RAKHINE – Shocking reports have surfaced about a 16-year-old Rohingya Muslim girl who was gang-raped after being arrested by police after a deadly crackdown on a remote village in Rakhine state which left dozens dead.

“I remember it clearly. Just before dawn the first Rakhine man came in. He raped me,” the 16-year-old Rohingya Muslim girl told Anadolu Agency.

“Then the others came in, one by one. It was four Rakhine men, and three police officers.”

The girl’s misery started when she fled her home at Rakhine’s Du Chee Yar Tan village after it was set ablaze by Buddhist mobs.

Running for her life, she was arrested by police forces to start a new episode of humiliation and attacks.

After her illegal arrest the girl was not sent to the police station, they took her to a grocery shop.

“The police took me to a market place between Du Chee Yar Tan and the Rakhine Khayae Myuing village,” she said.

“They kept me in a grocery shop. Everything was locked,” she added.

In the grocery shop the girl was tortured by the police officers who failed to force her to convert to Buddhism.

“I said no, I refused to convert,” the girl said.

“They then beat me.
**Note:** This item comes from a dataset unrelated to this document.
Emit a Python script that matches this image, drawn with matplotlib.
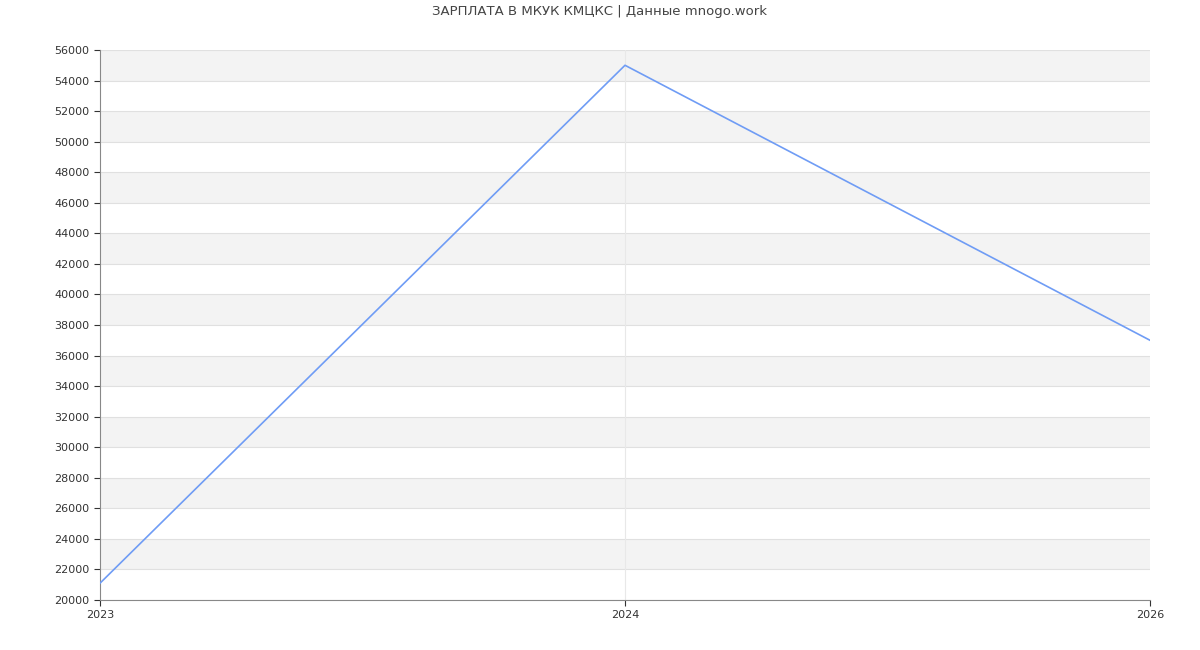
import matplotlib
matplotlib.use("Agg")
import matplotlib.pyplot as plt

years = ["2023", "2024", "2026"]
salary = [21100, 55000, 37000]
title = "ЗАРПЛАТА В МКУК КМЦКС | Данные mnogo.work"

fig = plt.figure(figsize=(12, 6.5), dpi=100)
ax = fig.add_axes([100/1200, 50/650, 1050/1200, 550/650])
x = list(range(len(years)))
ymin, ymax = 20000, 56000
for lo in range(22000, ymax, 4000):
    ax.axhspan(lo, lo + 2000, color="#f3f3f3", zorder=0, lw=0)
for y in range(ymin, ymax + 1, 2000):
    ax.axhline(y, color="#e0e0e0", lw=0.8, zorder=1)
ax.axvline(1, color="#e8e8e8", lw=0.8, zorder=1)
ax.plot(x, salary, color="#6f9cf5", lw=1.2, zorder=3)
ax.set_xlim(0, 2)
ax.set_ylim(ymin, ymax)
ax.set_xticks(x)
ax.set_xticklabels(years)
ax.set_yticks(range(ymin, ymax + 1, 2000))
ax.tick_params(labelsize=8, colors="#333333", length=4)
for s in ["top", "right"]:
    ax.spines[s].set_visible(False)
for s in ["left", "bottom"]:
    ax.spines[s].set_color("#888888")
fig.text(0.5, 1 - 12/650, title, ha="center", va="center", fontsize=9.5, color="#444444")
fig.savefig("out.png", dpi=100)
I was slapped. Beaten with sticks,” she explained.

The girl’s rape followed the attack which was reported last month by UN humanitarian chiefs and human rights organizations .

The attack resulted in the massacre of at least 48 Rohingya Muslims, mostly women and children, in Burma’s western Rakhine State.

Official media and the Ministry of Information have strongly refuted the reports.

Yet, a Thailand-based NGO, the Arakan Project, said it had received multiple reports that dozens of Rohingya Muslims were killed by security forces and Arakanese Buddhists.

The incident, just the latest in a string of attacks that left at least 240 people dead and more than 140,000 homeless or displaced in prison-like camps, caused terror in the Muslim Yangon community.

After the incident, the 16-year-old girl couldn’t visit doctor as her family feared consequences.

The helpless family had given the girl a medicine to prevent pregnancy, which they got from a local makeshift pharmacy.

Seeking justice the complaining girl said: “I still remember their faces. I can point them out if I see them again.”

The girl’s rape case is not the first for Burmese as a report last year claimed that many Rohingya women have been raped by the Burmese military.

Described by the UN as one of the world’s most persecuted minorities, Rohingya Muslims are facing a catalogue of discrimination in their homeland.

They have been denied citizenship rights since an amendment to the citizenship laws in 1982 and are treated as illegal immigrants in their own home.

The Burmese government as well as the Buddhist majority refuse to recognize the term “Rohingya”, referring to them as “Bengalis”.

Rights groups have accused the Burmese security forces of killing, raping and arresting Rohingyas following the sectarian violence last year.

Hundreds of thousands of Muslims have been forced to flee their homes in western Burma since June after attacks from Buddhist mobs on their areas.

The violence has displaced nearly 29,000 people, more than 97 percent of whom are Rohingya Muslims, according to the United Nations.

Many now live in camps, adding to 75,000 mostly Rohingya displaced in June 2012, after a previous explosion of sectarian violence.